Darvill had a rich imagination and some archaeologists dismissed his theories as fanciful, particularly when in 2022 he suggested that Stonehenge was a Neolithic calendar and the locals might have used it to keep track of time: the 30 stones represented 30 days of the month, he argued, while the 10 inner stones symbolised the five remaining days each year and the four “station stones” on the outside of the circle represented leap years.
Last year his theory was rebutted by several experts who said the site of Stonehenge was not accurate enough to have served as a solar calendar, though most historians agree that the site was built around the seasons.
He spent much of his youth “digging holes and finding things in the garden” and, aged four, he visited his first long barrow with his father. The 1960s were a fruitful time for archaeology and as a schoolboy Darvill would cycle through the countryside on weekends to join local digs.
At sixth-form college he skipped classes two days a week to excavate with a local archaeological unit working on barrows and, before studying archaeology, was supervising digs of 100 to 150 people (for he was paid £1 a week, which “bought quite sufficient beer”).
The first find that truly thrilled him was discovering a human burial at a Roman site near Andover: “The first time you scrape over the top of a grave and see the bones sticking out is the first connection you have with real people of the past.”

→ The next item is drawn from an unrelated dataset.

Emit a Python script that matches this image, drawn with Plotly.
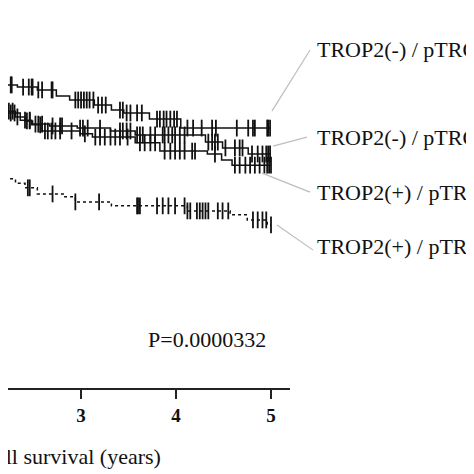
import numpy as np
import plotly.graph_objects as go

# step curves: (time in years, survival)
a_t = [2.0, 2.33, 2.54, 2.74, 2.88, 3.14, 3.32, 3.45, 3.72, 4.05, 5.0]
a_s = [0.842, 0.836, 0.828, 0.811, 0.800, 0.786, 0.772, 0.764, 0.747, 0.722, 0.722]
a_cens = [2.17, 2.22, 2.26, 2.27, 2.39, 2.45, 2.48, 2.49, 2.55, 2.59, 2.69, 2.70,
          2.94, 2.97, 3.00, 3.03, 3.06, 3.09, 3.13, 3.18, 3.22, 3.26, 3.41, 3.44,
          3.48, 3.52, 3.59, 3.64, 3.80, 3.83, 3.87, 3.90, 3.94, 3.98, 4.01, 4.12,
          4.18, 4.27, 4.38, 4.42, 4.64, 4.76, 4.81, 4.83, 4.96, 4.97, 4.99]

b_t = [2.0, 2.31, 2.41, 2.49, 2.67, 2.96, 3.31, 3.57, 4.31, 4.49, 4.76, 5.0]
b_s = [0.769, 0.753, 0.742, 0.733, 0.728, 0.722, 0.714, 0.703, 0.683, 0.667, 0.650, 0.650]
b_cens = [2.17, 2.20, 2.24, 2.28, 2.33, 2.43, 2.46, 2.52, 2.55, 2.59, 2.70, 2.78,
          2.80, 2.99, 3.02, 3.07, 3.20, 3.41, 3.44, 3.48, 3.52, 3.59, 3.62, 3.65,
          3.73, 3.78, 3.86, 3.88, 3.92, 3.96, 3.99, 4.04, 4.09, 4.34, 4.38, 4.41,
          4.44, 4.52, 4.62, 4.67, 4.70, 4.80, 4.86, 4.91, 4.95, 4.97, 4.99]

c_t = [2.0, 2.36, 2.48, 2.59, 2.99, 3.12, 3.57, 3.83, 4.33, 4.48, 4.59, 5.0]
c_s = [0.764, 0.744, 0.731, 0.714, 0.706, 0.697, 0.681, 0.658, 0.650, 0.633, 0.619, 0.619]
c_cens = [2.16, 2.19, 2.22, 2.26, 2.30, 2.41, 2.46, 2.57, 2.62, 2.65, 2.69, 2.73,
          2.78, 2.90, 3.04, 3.15, 3.20, 3.25, 3.31, 3.36, 3.41, 3.49, 3.62, 3.67,
          3.73, 3.78, 3.88, 3.94, 3.99, 4.04, 4.09, 4.17, 4.20, 4.41, 4.62, 4.67,
          4.73, 4.78, 4.83, 4.88, 4.93, 4.96, 4.98, 5.0]

d_t = [2.0, 2.31, 2.41, 2.54, 2.82, 2.94, 3.32, 4.12, 4.57, 4.75, 4.96, 5.0]
d_s = [0.581, 0.569, 0.556, 0.539, 0.531, 0.517, 0.506, 0.492, 0.481, 0.467, 0.453, 0.453]
d_cens = [2.18, 2.22, 2.44, 2.46, 2.70, 2.94, 3.19, 3.59, 3.60, 3.62, 3.80, 3.86,
          3.92, 3.99, 4.09, 4.12, 4.15, 4.22, 4.25, 4.28, 4.31, 4.34, 4.44, 4.49,
          4.55, 4.81, 4.86, 4.91, 4.95, 5.0]

labels = ["TROP2(-) / pTROP2(-)", "TROP2(-) / pTROP2(+)",
          "TROP2(+) / pTROP2(-)", "TROP2(+) / pTROP2(+)"]
p_text = "P=0.0000332"

SERIF = "Liberation Serif"
INK = "#111111"


def surv_at(t, s, x):
    idx = np.searchsorted(np.array(t), np.array(x), side="right") - 1
    return np.array(s)[idx]


fig = go.Figure()
curves = [(a_t, a_s, a_cens, "solid"), (b_t, b_s, b_cens, "solid"),
          (c_t, c_s, c_cens, "solid"), (d_t, d_s, d_cens, "dot")]
for (t, s, cens, dash), name in zip(curves, labels):
    fig.add_trace(go.Scatter(x=t, y=s, mode="lines", line_shape="hv", name=name,
                             line=dict(color=INK, width=1.5, dash=dash),
                             showlegend=False))
    fig.add_trace(go.Scatter(x=cens, y=surv_at(t, s, cens), mode="markers",
                             marker=dict(symbol="line-ns", size=12,
                                         line=dict(color=INK, width=1.8)),
                             showlegend=False, hoverinfo="skip"))

# curve labels with leader lines (paper coords)
label_y = [0.939, 0.697, 0.544, 0.392]
leaders = [((0.936, 0.769), (1.071, 0.939)),
           ((0.940, 0.672), (1.060, 0.697)),
           ((0.901, 0.597), (1.071, 0.544)),
           ((0.954, 0.453), (1.082, 0.383))]
for txt, ly, (p0, p1) in zip(labels, label_y, leaders):
    fig.add_shape(type="line", xref="paper", yref="paper",
                  x0=p0[0], y0=p0[1], x1=p1[0], y1=p1[1],
                  line=dict(color="#bdbdbd", width=1.2))
    fig.add_annotation(x=1.089, y=ly, xref="paper", yref="paper", text=txt,
                       showarrow=False, xanchor="left", yanchor="middle",
                       font=dict(family=SERIF, size=22, color=INK))

fig.add_annotation(x=4.968, y=0.136, xref="x", yref="y", text=p_text,
                   showarrow=False, xanchor="right", yanchor="middle",
                   font=dict(family=SERIF, size=22, color=INK))
fig.add_annotation(x=3.863, y=-0.19, xref="x", yref="paper",
                   text="Overall survival (years)", showarrow=False,
                   xanchor="right", yanchor="middle",
                   font=dict(family=SERIF, size=22, color=INK))

fig.update_xaxes(range=[2.231, 5.2], tickvals=[2, 3, 4, 5],
                 ticktext=["<b>2</b>", "<b>3</b>", "<b>4</b>", "<b>5</b>"],
                 ticks="outside", ticklen=9, tickwidth=1.5, tickcolor="#222",
                 showline=True, linecolor="#222", linewidth=1.5,
                 showgrid=False, zeroline=False,
                 tickfont=dict(family=SERIF, size=19, color=INK))
fig.update_yaxes(range=[0, 1], visible=False)

fig.update_layout(width=466, height=466, plot_bgcolor="white",
                  paper_bgcolor="white",
                  margin=dict(l=0, r=184, t=20, b=86))
fig.write_html("out.html")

He wrote of Stonehenge that it was easy to forget that these were the remains of “living, breathing, thinking people with their own ideas about the world and the cosmos” and he worked to dispel certain myths about prehistoric people such as that they were dwarf-like, for instance. He liked to examine the bric-a-brac of everyday life and common features of landscape such as railway tracks or fields because such things, he believed, shed light on the psychology of its people.

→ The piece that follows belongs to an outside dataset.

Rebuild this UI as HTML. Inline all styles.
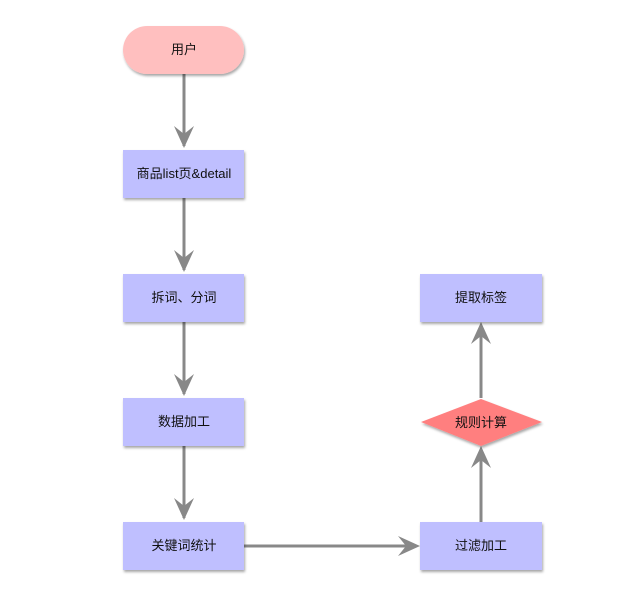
<!DOCTYPE html>
<html><head><meta charset="utf-8"><style>
body{margin:0;background:#fff;width:640px;height:599px;overflow:hidden}
</style></head><body>
<svg width="640" height="599" xmlns="http://www.w3.org/2000/svg" font-family="Liberation Sans, Noto Sans CJK SC, sans-serif" font-size="13">
<defs>
<filter id="s" x="-10%" y="-10%" width="130%" height="140%"><feDropShadow dx="1" dy="2" stdDeviation="1.2" flood-color="#000" flood-opacity="0.35"/></filter>
</defs>
<g stroke="#888" stroke-width="3" fill="none">
<line x1="184" y1="74" x2="184" y2="146"/>
<line x1="184" y1="198" x2="184" y2="270"/>
<line x1="184" y1="322" x2="184" y2="394"/>
<line x1="184" y1="446" x2="184" y2="518"/>
<line x1="244" y1="546" x2="416" y2="546"/>
<line x1="481" y1="522" x2="481" y2="450"/>
<line x1="481" y1="398" x2="481" y2="326"/>
</g>
<g fill="#888">
<path d="M184 148 L174 126 L184 134 L194 126 Z"/>
<path d="M184 272 L174 250 L184 258 L194 250 Z"/>
<path d="M184 396 L174 374 L184 382 L194 374 Z"/>
<path d="M184 520 L174 498 L184 506 L194 498 Z"/>
<path d="M420 546 L398 536 L406 546 L398 556 Z"/>
<path d="M481 446 L471 468 L481 460 L491 468 Z"/>
<path d="M481 322 L471 344 L481 336 L491 344 Z"/>
</g>
<g filter="url(#s)">
<rect x="123" y="26" width="121" height="48" rx="24" fill="#ffbfbf"/>
<rect x="123" y="150" width="121" height="48" fill="#bfbfff"/>
<rect x="123" y="274" width="121" height="48" fill="#bfbfff"/>
<rect x="123" y="398" width="121" height="48" fill="#bfbfff"/>
<rect x="123" y="522" width="121" height="48" fill="#bfbfff"/>
<rect x="420" y="522" width="122" height="48" fill="#bfbfff"/>
<rect x="420" y="274" width="122" height="48" fill="#bfbfff"/>
<path d="M421 422 L481 399 L542 422 L481 446 Z" fill="#ff7f7f"/>
</g>
<g text-anchor="middle" fill="#111">
<text x="184" y="54">用户</text>
<text x="184" y="178">商品list页&amp;detail</text>
<text x="184" y="302">拆词、分词</text>
<text x="184" y="426">数据加工</text>
<text x="184" y="550">关键词统计</text>
<text x="481" y="550">过滤加工</text>
<text x="481" y="427">规则计算</text>
<text x="481" y="302">提取标签</text>
</g>
</svg>
</body></html>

As well as The Concise Oxford Dictionary of Archaeology, he wrote an archaeological guide to sites in England (2002) such as medieval villages, castles, churches and Roman villas. His books were written with the layman in mind. “If, as Jimi Hendrix once suggested, we could kiss the sky, how would it feel? How would it taste? And what sounds would we hear?” he asked in Dances Beneath a Diamond Sky, his afterword to the book Skyscapes. Such questions might seem irrelevant to a post-Enlightenment audience but were important to ancient societies who, without rational answers, replaced them with cosmologies, myths and beliefs that gave structure to the world (and that most likely influenced sites such as Stonehenge).
As well as curry, which he loved so much that he left money to his university department for excursions to the local curry house, Darvill enjoyed collecting books and playing with the Standing Stones, who headlined several archaeology conferences and university Christmas parties.
He was, one colleague recalled, an entirely different man on stage than in his tweeds in the lecture hall, and his performative streak was put to good use when in 2018 he showed actor Megan Fox around the quarry at Preseli Hills for her documentary Legends of the Lost on the Discovery Channel.
He is survived by Caoimhe Irvine, an Irish archaeologist whom he met at Birmingham University in 2021. They married a week before he died.